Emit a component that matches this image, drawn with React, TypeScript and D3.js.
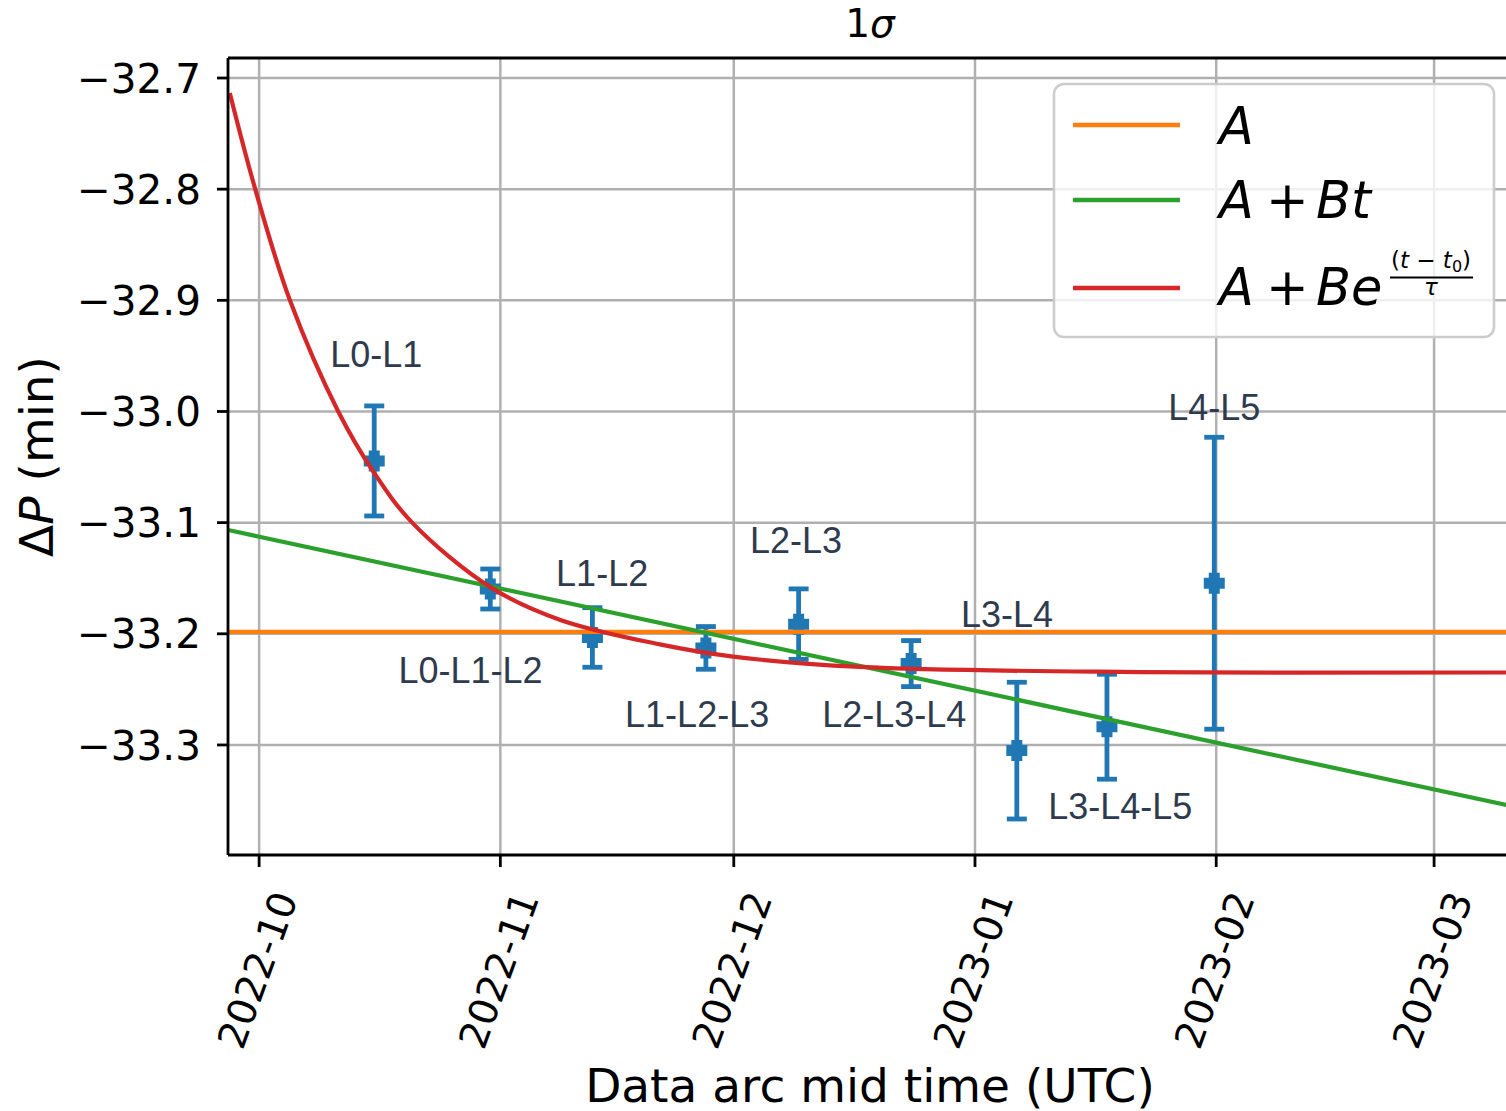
import React from "react";
import * as d3 from "d3";

// arcs and the fitted period offsets (minutes)
const arcNames = ["L0-L1", "L0-L1-L2", "L1-L2", "L1-L2-L3", "L2-L3", "L2-L3-L4", "L3-L4", "L3-L4-L5", "L4-L5"];
const midTimes = [
  "2022-10-15T19:00Z",
  "2022-10-30T17:00Z",
  "2022-11-12T20:00Z",
  "2022-11-27T10:00Z",
  "2022-12-09T08:00Z",
  "2022-12-23T19:00Z",
  "2023-01-06T09:00Z",
  "2023-01-17T23:00Z",
  "2023-01-31T18:00Z",
];
const deltaP = [-33.0445, -33.1597, -33.2033, -33.2127, -33.1913, -33.2268, -33.3051, -33.2836, -33.1545];
const sigma = [0.0495, 0.018, 0.0268, 0.0192, 0.0317, 0.0207, 0.0615, 0.0472, 0.1313];

// where the arc names sit (data coords)
const labelTimes = [
  "2022-10-16T01:00Z",
  "2022-10-28T04:00Z",
  "2022-11-14T02:00Z",
  "2022-11-26T07:00Z",
  "2022-12-09T00:00Z",
  "2022-12-21T15:00Z",
  "2023-01-05T03:00Z",
  "2023-01-19T16:00Z",
  "2023-01-31T18:00Z",
];
const labelValues = [-32.96, -33.244, -33.157, -33.284, -33.127, -33.284, -33.194, -33.367, -33.008];

// fits
const constFit = -33.1983;
const linearTimes = ["2022-09-27T00:00Z", "2023-03-10T07:00Z"];
const linearValues = [-33.1066, -33.354];
const expTimes = [
  "2022-09-27T05:30Z",
  "2022-09-30T12:00Z",
  "2022-10-04T23:00Z",
  "2022-10-11T04:00Z",
  "2022-10-15T16:00Z",
  "2022-10-20T16:00Z",
  "2022-10-30T17:00Z",
  "2022-11-08T17:00Z",
  "2022-11-21T12:00Z",
  "2022-11-30T22:00Z",
  "2022-12-17T05:00Z",
  "2023-01-22T05:00Z",
  "2023-03-10T07:00Z",
];
const expValues = [
  -32.7135, -32.8, -32.9, -33.0, -33.054, -33.1, -33.158, -33.1875, -33.2095, -33.2205, -33.2298, -33.2344,
  -33.2348,
];

const yTicks = [-33.3, -33.2, -33.1, -33.0, -32.9, -32.8, -32.7];
const xTicks = ["2022-10-01", "2022-11-01", "2022-12-01", "2023-01-01", "2023-02-01", "2023-03-01"];

const W = 1506;
const H = 1111;
const left = 228;
const right = 1511.9;
const top = 58;
const bottom = 855;

const blue = "#1f77b4";
const orange = "#ff7f0e";
const green = "#2ca02c";
const red = "#d62728";
const gridColor = "#b0b0b0";
const labelColor = "#2e3b4e";
const dv = "DejaVu Sans, sans-serif";

const x = d3
  .scaleUtc()
  .domain([new Date("2022-09-27T00:00Z"), new Date("2023-03-11T00:00Z")])
  .range([left, right]);
const y = d3.scaleLinear().domain([-33.399, -32.682]).range([bottom, top]);

const line = d3
  .line<[Date, number]>()
  .x((d) => x(d[0]))
  .y((d) => y(d[1]))
  .curve(d3.curveCatmullRom.alpha(0.5));

const fmtX = d3.utcFormat("%Y-%m");
const fmtY = (v: number) => d3.format(".1f")(v).replace("-", "\u2212");

// filled plus marker ("P")
const plus = (s: number, a: number) =>
  `M${-a},${-s}H${a}V${-a}H${s}V${a}H${a}V${s}H${-a}V${a}H${-s}V${-a}H${-a}Z`;

const App = () => {
  const constLine: [Date, number][] = [
    [x.domain()[0], constFit],
    [x.domain()[1], constFit],
  ];
  const linLine: [Date, number][] = linearTimes.map((t, i) => [new Date(t), linearValues[i]]);
  const expLine: [Date, number][] = expTimes.map((t, i) => [new Date(t), expValues[i]]);

  const legendRows = [
    { color: orange, y: 125 },
    { color: green, y: 200 },
    { color: red, y: 288 },
  ];

  return (
    <svg
      width={W}
      height={H}
      style={{ position: "absolute", left: 0, top: 0, display: "block", background: "#fff" }}
    >
      <defs>
        <clipPath id="plotClip">
          <rect x={left} y={top} width={right - left} height={bottom - top} />
        </clipPath>
      </defs>

      {/* grid */}
      <g stroke={gridColor} strokeWidth={2.5}>
        {xTicks.map((t) => (
          <line key={t} x1={x(new Date(t))} x2={x(new Date(t))} y1={top} y2={bottom} />
        ))}
        {yTicks.map((v) => (
          <line key={v} x1={left} x2={right} y1={y(v)} y2={y(v)} />
        ))}
      </g>

      {/* error bars */}
      <g clipPath="url(#plotClip)" stroke={blue} strokeWidth={4.8} fill={blue}>
        {midTimes.map((t, i) => {
          const cx = x(new Date(t));
          const y0 = y(deltaP[i] + sigma[i]);
          const y1 = y(deltaP[i] - sigma[i]);
          return (
            <g key={t}>
              <line x1={cx} x2={cx} y1={y0} y2={y1} />
              <line x1={cx - 10} x2={cx + 10} y1={y0} y2={y0} />
              <line x1={cx - 10} x2={cx + 10} y1={y1} y2={y1} />
              <path d={plus(10.5, 5.5)} transform={`translate(${cx},${y(deltaP[i])})`} stroke="none" />
            </g>
          );
        })}
      </g>

      {/* fits */}
      <g clipPath="url(#plotClip)" fill="none" strokeWidth={4.2}>
        <path d={line(constLine) ?? ""} stroke={orange} />
        <path d={line(linLine) ?? ""} stroke={green} />
        <path d={line(expLine) ?? ""} stroke={red} />
      </g>

      {/* arc names */}
      <g fontFamily="Liberation Sans, Arial, sans-serif" fontSize={36} fill={labelColor} textAnchor="middle">
        {arcNames.map((n, i) => (
          <text key={n} x={x(new Date(labelTimes[i]))} y={y(labelValues[i])}>
            {n}
          </text>
        ))}
      </g>

      {/* spines */}
      <g stroke="#000" strokeWidth={2.8} fill="none">
        <line x1={left} x2={left} y1={top} y2={bottom} />
        <line x1={left} x2={right} y1={top} y2={top} />
        <line x1={left} x2={right} y1={bottom} y2={bottom} />
        <line x1={right} x2={right} y1={top} y2={bottom} />
      </g>

      {/* y axis */}
      <g fontFamily={dv} fontSize={40.5} fill="#000">
        {yTicks.map((v) => (
          <g key={v}>
            <line x1={left - 11} x2={left} y1={y(v)} y2={y(v)} stroke="#000" strokeWidth={2.8} />
            <text x={201} y={y(v)} dy="0.36em" textAnchor="end">
              {fmtY(v)}
            </text>
          </g>
        ))}
      </g>

      {/* x axis */}
      <g fontFamily={dv} fontSize={39} fill="#000">
        {xTicks.map((t) => {
          const tx = x(new Date(t));
          return (
            <g key={t}>
              <line x1={tx} x2={tx} y1={bottom} y2={bottom + 12} stroke="#000" strokeWidth={2.8} />
              <text
                transform={`translate(${tx - 2},970) rotate(-70)`}
                textAnchor="middle"
                dy="0.36em"
              >
                {fmtX(new Date(t))}
              </text>
            </g>
          );
        })}
      </g>

      {/* titles */}
      <text x={(left + right) / 2} y={37} textAnchor="middle" fontFamily={dv} fontSize={39}>
        1<tspan fontStyle="italic">σ</tspan>
      </text>
      <text x={(left + right) / 2} y={1102} textAnchor="middle" fontFamily={dv} fontSize={47}>
        Data arc mid time (UTC)
      </text>
      <text
        transform={`translate(53,${(top + bottom) / 2}) rotate(-90)`}
        textAnchor="middle"
        fontFamily={dv}
        fontSize={47}
      >
        Δ<tspan fontStyle="italic">P</tspan> (min)
      </text>

      {/* legend */}
      <g>
        <rect
          x={1054}
          y={84}
          width={440}
          height={253}
          rx={10}
          fill="#fff"
          fillOpacity={0.8}
          stroke="#cccccc"
          strokeWidth={2.5}
        />
        {legendRows.map((r) => (
          <line key={r.color} x1={1073} x2={1180} y1={r.y} y2={r.y} stroke={r.color} strokeWidth={4.5} />
        ))}
        <g fontFamily={dv} fontSize={51} fill="#000">
          <text y={144}>
            <tspan x={1219} fontStyle="italic">A</tspan>
          </text>
          <text y={218}>
            <tspan x={1219} fontStyle="italic">A</tspan>
            <tspan x={1266}>+</tspan>
            <tspan x={1316} fontStyle="italic">B</tspan>
            <tspan x={1351} fontStyle="italic">t</tspan>
          </text>
          <text y={305}>
            <tspan x={1219} fontStyle="italic">A</tspan>
            <tspan x={1266}>+</tspan>
            <tspan x={1316} fontStyle="italic">B</tspan>
            <tspan x={1351} fontStyle="italic">e</tspan>
          </text>
        </g>
        <g fontFamily={dv} fontSize={23} fill="#000">
          <text x={1431} y={268} textAnchor="middle">
            (<tspan fontStyle="italic">t</tspan> − <tspan fontStyle="italic">t</tspan>
            <tspan fontSize={16} dy={4}>0</tspan>
            <tspan dy={-4}>)</tspan>
          </text>
          <line x1={1390} x2={1473} y1={277.5} y2={277.5} stroke="#000" strokeWidth={1.8} />
          <text x={1431} y={295} textAnchor="middle" fontStyle="italic">
            τ
          </text>
        </g>
      </g>
    </svg>
  );
};

export default App;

——

◆ **INSTRUCTIONS TO FOLLOW**: Only the number is wanted: how many lines of the material above include the word "React"?

◆ **REPLY TO THE TASK**: 2